Scope of EU agreement to help reduce Irish government debt unclear
02 July 2012
Conall Mac Coille
Irish nine-year bond yields fell sharply on Friday (June 29th), currently 6.436%, as markets digested the unexpected news from the EU summit meeting. Over the weekend, the government has appeared to play up the probability of securing a deal to significantly reduce Ireland's debt level. Media reports suggest that a reduction of Irish government debt to 100% of GDP is being mooted as the level required to ensure debt sustainability. This would entail a €34bn reduction in Irish debt levels, or approximately half the costs of recapitalising Ireland's banks.
What is the probability of Ireland securing such a favourable outcome? It seems clear from the EU summit statement that the ESM will consider injecting equity into Irish banks, in addition to Spain's. But the terms of such equity injections are not clear. A starting point would be that any direct recapitalisation of European banks, including Ireland's, will be on the basis that the ESM will not be expected to make a loss on its investment. What is being proposed is to break the link between government and bank balance sheets — not necessarily to use the ESM as a vehicle for large fiscal transfers to meet banks' loan losses. Perhaps any capital injections by the ESM might even be at a discount to current market prices to ensure that the ESM does not make an eventual loss.

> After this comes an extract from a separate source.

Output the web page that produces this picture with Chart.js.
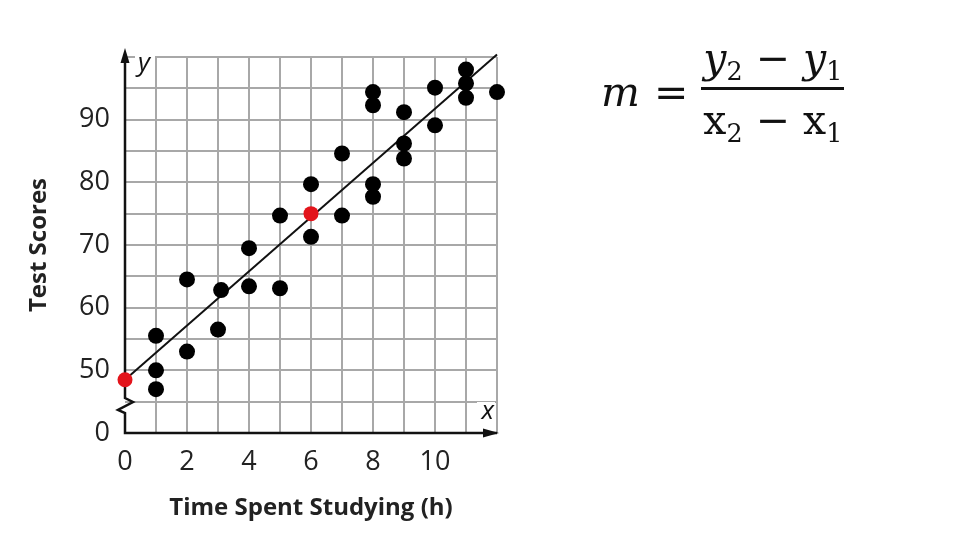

If so, the ability of the ESM to reduce the costs (40% of GDP) of recapitalising Ireland’s banks will be much more limited than the ambitious plans reported over the weekend. It would certainly rule out large capital injections into IBRC where the equity has little value. Sales of existing government stakes in the Irish financial system to the ESM at market levels could yield 5-8% of GDP.
However, it is large leap, both financially and politically, to expect the ESM to inject capital at levels where it can have little expectation of a return. And it is not clear from last week's EU summit meeting that European politicians have agreed to the large fiscal transfers required (through the ESM) to reduce Ireland's debt level to 100% of GDP.